Lost in transmission... do political tv debates count?
The clock is counting down to next Friday's general election in the Republic of Ireland which will return TDs to the 31st Dail.
With an irate electorate on the verge of bringing about a major shift in Irish politics, party leaders are taking advantage of every media opportunity that comes their way to convince weary voters that their respective policies will make a positive difference.
BBC Dublin Correspondent Ken Murray looks at TV debates in the Republic and asks, do they really make a difference or are they just a precious publicity opportunity to raise profile and sway undecided voters?
When prime ministers announce there is going to be a general election, TV companies waste no time in issuing invitation letters to the party leaders to take part in a debate.
It is a win-win scenario for all involved. The TV company gets loads of print and broadcast coverage and the party leaders get airtime that they could not afford to buy.
That is the good news. The not-so good news is that in this new world of spin doctors, media consultants and image makers, the curious viewer, the person who owns that all-changing possession called a vote, is not really much the wiser after the credits roll up the screen unless the performance is memorable or else a politician makes a blunder that has the nation chatting in its aftermath.
Take for example, the three leaders debates on ITV, Sky News and the BBC last summer in the run-up to the British General Election.
The daily newspapers went into overdrive after the first of the three debates on ITV with commentators declaring that the Liberal Democrats were about to be reborn after an impressive performance by Nick Clegg whose rating jumped from just under 20 points to 28%.
Nick Clegg was the media darling again following the Sky News and BBC debates with his popularity fluctuating between 28 and 33%. The Lib Dems were even being touted as a party that could lead the next government!
But when all the votes were counted, the Liberal Democrats only secured 8.8% of the seats marking an overall gain of just 1%!
The rhetoric from the debates made little or no impact.
In Dublin, four TV debates were pencilled in for the main party leaders.

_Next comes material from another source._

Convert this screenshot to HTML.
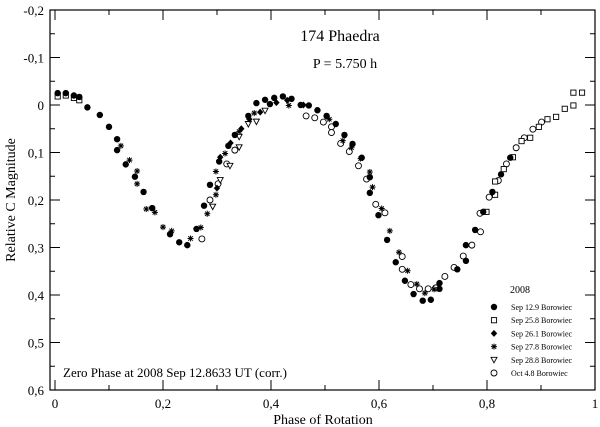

Fine Gael's Enda Kenny refused to take part in the first of these on TV3 with some commentators suggesting it would be damaging for his image.
The reality was, by the time the second debate came around a week later on RTE, the content and optics of the TV3 discussion had been forgotten about albeit that Micheál Martin of Fianna Fáil was perceived to have done well considering his party is the one that everyone is angrily blaming for the current economic difficulties.

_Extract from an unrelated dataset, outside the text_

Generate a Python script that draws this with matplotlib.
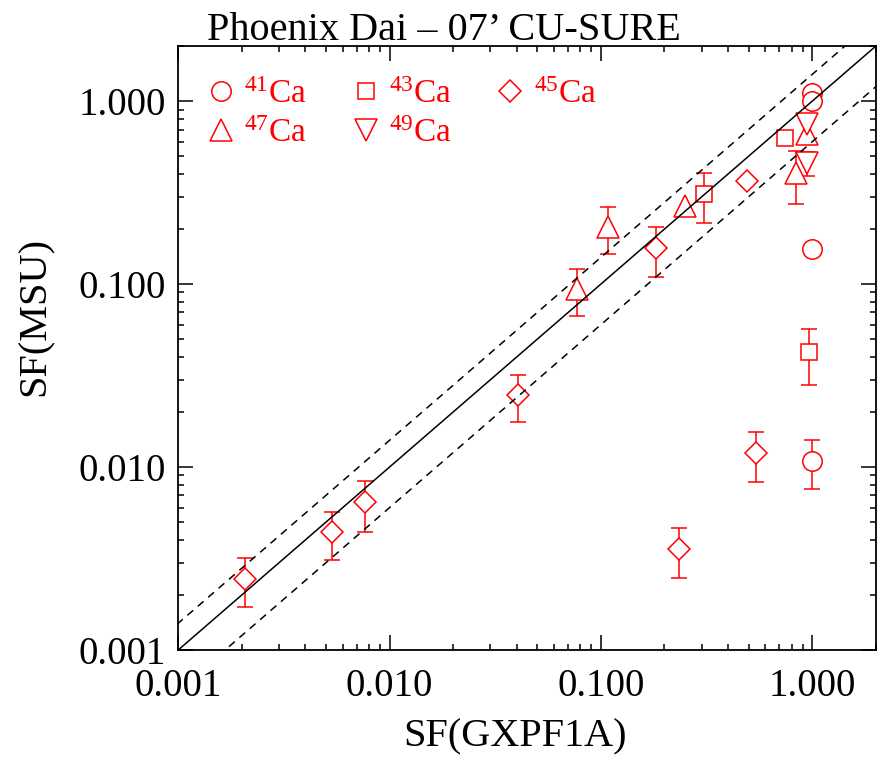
import numpy as np
import matplotlib
matplotlib.use('Agg')
import matplotlib.pyplot as plt
from matplotlib.lines import Line2D
from matplotlib.ticker import LogLocator, FuncFormatter, NullFormatter

# spectroscopic factors, GXPF1A vs MSU
ca41_x = [1.0, 1.0, 1.0, 1.0]
ca41_y = [1.11, 1.0, 0.155, 0.0108]
ca41_err = [0, 0, 0, 0.0032]

ca43_x = [0.746, 0.309, 0.97]
ca43_y = [0.628, 0.310, 0.0425]
ca43_err = [0, 0.093, 0.0145]

ca45_x = [0.00207, 0.00533, 0.00763, 0.0404, 0.183, 0.494, 0.235, 0.545]
ca45_y = [0.00245, 0.00441, 0.00644, 0.0247, 0.157, 0.365, 0.00356, 0.0119]
ca45_err = [0.00073, 0.0013, 0.002, 0.007, 0.047, 0, 0.0011, 0.0036]

ca47_x = [0.0768, 0.108, 0.249, 0.842, 0.94]
ca47_y = [0.094, 0.205, 0.267, 0.404, 0.66]
ca47_err = [0.027, 0.059, 0, 0.13, 0]

ca49_x = [0.95, 0.95]
ca49_y = [0.748, 0.458]
ca49_err = [0, 0.07]

isotopes = ['41', '43', '45', '47', '49']
markers = ['o', 's', 'D', '^', 'v']
msizes = [14, 11.5, 11, 16, 16]
upper, lower = 1.4, 0.6  # dashed band: +-40%

serif = 'Liberation Serif'
plt.rcParams['mathtext.fontset'] = 'custom'
plt.rcParams['mathtext.rm'] = serif
plt.rcParams['mathtext.it'] = serif

fig = plt.figure(figsize=(8.78, 7.62), dpi=100)
ax = fig.add_axes([0.203, 0.147, 0.7945, 0.7925])

ax.set_xscale('log')
ax.set_yscale('log')
ax.set_xlim(0.001, 2.0)
ax.set_ylim(0.001, 2.0)

xx = np.array([0.0005, 5.0])
ax.plot(xx, xx, color='black', lw=1.1, zorder=4)
ax.plot(xx, xx * upper, color='black', lw=1.1, ls=(0, (5, 4)), zorder=4)
ax.plot(xx, xx * lower, color='black', lw=1.1, ls=(0, (5, 4)), zorder=4)

data = [(ca41_x, ca41_y, ca41_err), (ca43_x, ca43_y, ca43_err),
        (ca45_x, ca45_y, ca45_err), (ca47_x, ca47_y, ca47_err),
        (ca49_x, ca49_y, ca49_err)]

handles = []
for (x, y, e), m, ms, iso in zip(data, markers, msizes, isotopes):
    x = np.array(x)
    y = np.array(y)
    e = np.array(e)
    has = e > 0
    if has.any():
        ax.errorbar(x[has], y[has], yerr=e[has], fmt='none', ecolor='red',
                    elinewidth=1.1, capsize=6, capthick=1.1, zorder=2)
    ax.plot(x, y, ls='none', marker=m, ms=ms, mfc='white', mec='red',
            mew=1.1, zorder=3)
    handles.append(Line2D([], [], ls='none', marker=m, ms=ms, mfc='none',
                          mec='red', mew=1.1, label=r'$^{%s}$Ca' % iso))

# row-major order for a 3-column legend
order = [0, 3, 1, 4, 2]
leg = ax.legend([handles[i] for i in order], [handles[i].get_label() for i in order],
                ncol=3, loc='upper left', bbox_to_anchor=(0.04, 0.945),
                frameon=False, prop={'family': serif, 'size': 24},
                handlelength=0.9, handletextpad=0.25, columnspacing=1.3,
                labelspacing=0.25, borderpad=0, borderaxespad=0)
for t in leg.get_texts():
    t.set_color('red')

ax.xaxis.set_major_locator(LogLocator(base=10, numticks=10))
ax.yaxis.set_major_locator(LogLocator(base=10, numticks=10))
ax.xaxis.set_minor_locator(LogLocator(base=10, subs=np.arange(2, 10), numticks=20))
ax.yaxis.set_minor_locator(LogLocator(base=10, subs=np.arange(2, 10), numticks=20))
fmt = FuncFormatter(lambda v, p: '%.3f' % v)
ax.xaxis.set_major_formatter(fmt)
ax.yaxis.set_major_formatter(fmt)
ax.xaxis.set_minor_formatter(NullFormatter())
ax.yaxis.set_minor_formatter(NullFormatter())

ax.tick_params(which='both', direction='in', top=True, right=True, width=1.1)
ax.tick_params(which='major', length=11)
ax.tick_params(which='minor', length=4)
ax.tick_params(axis='x', pad=13)
ax.tick_params(axis='y', pad=9)
for lab in ax.get_xticklabels() + ax.get_yticklabels():
    lab.set_fontfamily(serif)
    lab.set_fontsize(28)
for s in ax.spines.values():
    s.set_linewidth(1.3)

fig.text(0.586, 0.033, 'SF(GXPF1A)', family=serif, size=29, ha='center', va='center')
fig.text(0.040, 0.585, 'SF(MSU)', family=serif, size=29, ha='center', va='center',
         rotation=90)
fig.text(0.506, 0.9475, 'Phoenix Dai \u2013 07\u2019 CU-SURE', family=serif,
         size=29, ha='center', va='baseline')

fig.savefig('out.png', dpi=100)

The only outstanding feature of the RTE five-way debate - the third in the series - was that four of the leaders, Micheal Martin of Fianna Fail, Enda Kenny of Fine Gael, Eamon Gilmore of Labour and Gerry Adams of Sinn Fein each wore black suits, light blue shirts and red ties, with John Gormley of the Green Party wearing a blue tie!
There was no outstanding winner or memorable put-down lines from any of the combatants.
The three-way debate in the irish language on TG4 was only memorable for the broad range of low-profile issues pursued by the presenter. Questions ranged from agriculture to fisheries, the environment and regional development. This really tested the leaders.
The only person to shine in the debate was TG4 journalist Eimear Ni Chonaola whose style of presentation caught the attention of curious observers.
All in all, the TV debates in Ireland have not startled the public at all. The arguments and policy positions have been well rehearsed before any of the politicians got into the studio.
With media trainers and image consultants being paid large sums of money to mentor their clients on the rights and wrongs, do's and don'ts of appearing of television, the real loser has been the public.
If the fare on offer has been anything to go by, the Irish electorate do not seem to be any the wiser after the TV debates.
If anything, the opinion polls suggest that the electorate have already made up their minds on how they will cast their votes in Friday's election. regardless of what is broadcast on television.